The impressive performance of CH₃NH₃PbI₃ perovskite semiconductors in photovoltaics would not be realized without the optimization of highly crystallized perovskite layers. A desirable perovskite thin film with minimal defects is preferred to have a full surface coverage, small surface roughness and a well-defined grain structure. Perovskite crystallinity, grain size and uniform coverage of the perovskite grains is crucial to achieving high performance and has been demonstrated using a 2-step, interdiffusion process. The fast reaction when spinning CH₃NH₃I solution onto PbI₂ film, deposited from a DMF solution, may lead to non-uniform perovskite crystallization as well as epitaxial crystal growth and subsequently increased film roughness. For this purpose, it is often preferred to undertake the secondary step while the PbI₂ film is still ‘wet’. This proves challenging for scale-up of the interdiffusion method, hence we incorporated an intermediate drying step to facilitate batch-to-batch processing. It can be observed from SEM images (Fig.1) that a rough film is formed through uncontrolled nucleation which occurs in the absence of DMF. By adding a small amount of polar and/or non-polar solvent, for example, DMF into CH₃NH₃I solution, the rate of perovskite crystallization will be influenced by the solubilizing capacity of the additive. By controlling the concentration of the compositional solvent, we are able to achieve a very smooth and pin-hole free perovskite film.
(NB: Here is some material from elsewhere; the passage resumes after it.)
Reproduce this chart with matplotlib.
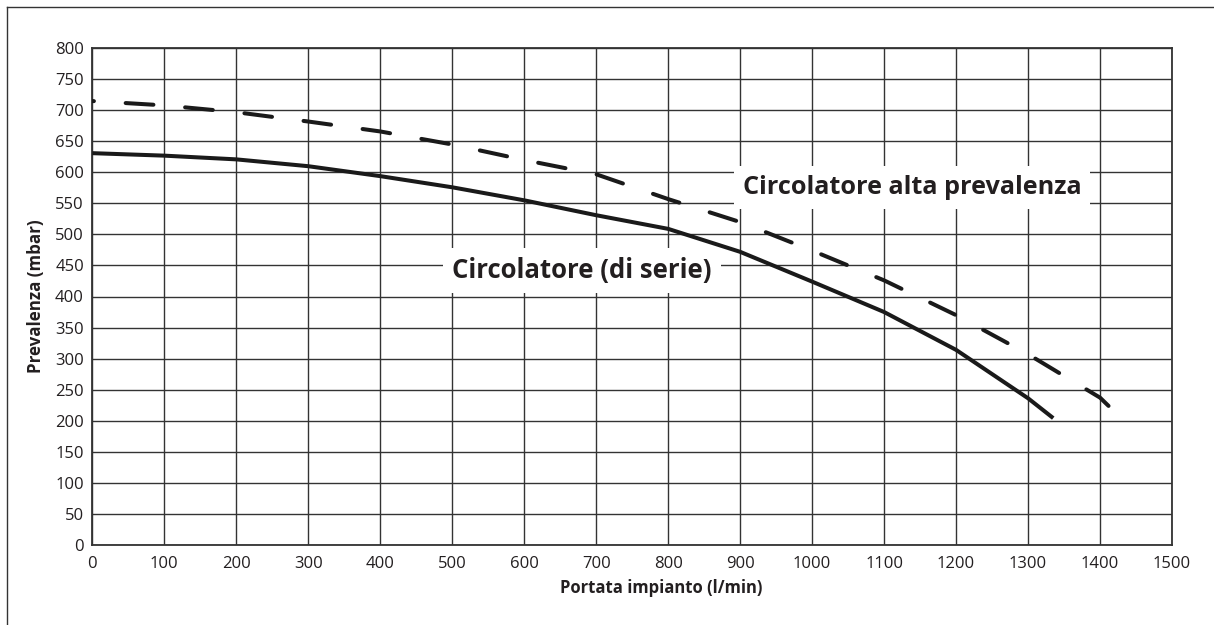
import matplotlib
matplotlib.use("Agg")
import matplotlib.pyplot as plt
from matplotlib.lines import Line2D

# ---- data ----
flow_standard = [0, 100, 200, 300, 400, 500, 600, 700, 800, 900, 1000, 1100, 1200, 1300, 1335]
head_standard = [631, 627, 621, 610, 594, 576, 555, 531, 509, 472, 424, 375, 314, 236, 204]

flow_high = [0, 100, 200, 300, 400, 500, 600, 700, 800, 900, 1000, 1100, 1200, 1300, 1400, 1416]
head_high = [715, 708, 697, 682, 666, 645, 620, 597, 557, 520, 474, 426, 370, 307, 237, 219]

x_ticks = list(range(0, 1501, 100))
y_ticks = list(range(0, 801, 50))

label_standard = "Circolatore (di serie)"
label_high = "Circolatore alta prevalenza"
x_label = "Portata impianto (l/min)"
y_label = "Prevalenza (mbar)"

# ---- style ----
plt.rcParams['font.family'] = ['Open Sans', 'DejaVu Sans']
W, H = 1214, 625
fig = plt.figure(figsize=(W / 100, H / 100), dpi=100)
L, R, T, B = 92.3, 1172, 48.3, 544.7
ax = fig.add_axes([L / W, 1 - B / H, (R - L) / W, (B - T) / H])

grid_c = '#333333'
line_c = '#1a1a1a'
text_c = '#231f20'

ax.set_xlim(0, 1500)
ax.set_ylim(0, 800)
ax.set_xticks(x_ticks)
ax.set_yticks(y_ticks)
ax.grid(True, color=grid_c, linewidth=1.0)
ax.set_axisbelow(True)
for s in ax.spines.values():
    s.set_color(grid_c)
    s.set_linewidth(1.3)
ax.tick_params(length=0, labelsize=12, colors=text_c)
ax.tick_params(axis='x', pad=8)
ax.tick_params(axis='y', pad=6)

ax.plot(flow_standard, head_standard, color=line_c, linewidth=2.9,
        solid_capstyle='butt', solid_joinstyle='round', zorder=5)
ax.plot(flow_high, head_high, color=line_c, linewidth=2.9,
        linestyle=(6.5, (6.9, 7.9)), dash_capstyle='round', zorder=5)

box = dict(boxstyle='square,pad=0.35', fc='white', ec='none')
t_high = ax.text(1139, 576, label_high, ha='center', va='center', fontsize=18,
                 fontweight='bold', color=text_c, bbox=box, zorder=4)
t_std = ax.text(680, 441.5, label_standard, ha='center', va='center', fontsize=18,
                fontweight='bold', color=text_c, bbox=box, zorder=4)

xl = fig.text(661 / W, 1 - 588 / H, x_label, ha='center', va='center',
              fontsize=11, fontweight='bold', color=text_c)
yl = fig.text(36 / W, 1 - 296.5 / H, y_label, ha='center', va='center', rotation=90,
              fontsize=11, fontweight='bold', color=text_c)

# fit text sizes to measured widths
fig.canvas.draw()
r = fig.canvas.get_renderer()
for t, target, use_h in [(t_high, 341, False), (t_std, 260, False), (xl, 203, False), (yl, 153, True)]:
    bb = t.get_window_extent(r)
    cur = bb.height if use_h else bb.width
    t.set_fontsize(t.get_fontsize() * target / cur)

# figure border (left and top)
fig.add_artist(Line2D([6.5 / W, 6.5 / W], [0, 1 - 6.5 / H], transform=fig.transFigure,
                      color=grid_c, linewidth=1.0))
fig.add_artist(Line2D([6.5 / W, 1], [1 - 6.5 / H, 1 - 6.5 / H], transform=fig.transFigure,
                      color=grid_c, linewidth=1.0))

fig.savefig('out.png', dpi=100)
We have successfully applied solvent/anti-solvent additives in CH₃NH₃I solution to influence perovskite nucleation and growth. With the optimization of DMF ratio, we achieve a very smooth and pin-hole free perovskite film. With the comprehensive investigation of the perovskite surface and photovoltaic performance, a performance of 11.5% PCE (V_oc to j_sc) was obtained at DMF ratio of 1% with j_sc = 19.2 mA/cm², V_oc = 970 mV, & fill factor (FF) of 0.62 for active cell areas no less than 0.3cm². Hysteresis was observed in our devices, most likely a result of ineffective charge extraction at the interface between TiO₂ and perovskite in this planar structure. Further investigation of the perovskite fabricating process and crystallizing mechanism is an ongoing research activity as applied to our aims of uniform, large-area deposition processes.In this study we investigated the perovskite film formation on compact TiO₂ layers applying a modified interdiffusion method to improve crystallisation and film planarity. We used compositional mixes of solvent/anti-solvent additives in CH₃NH₃I solution to influence both film deposition kinetics and perovskite nucleation and growth.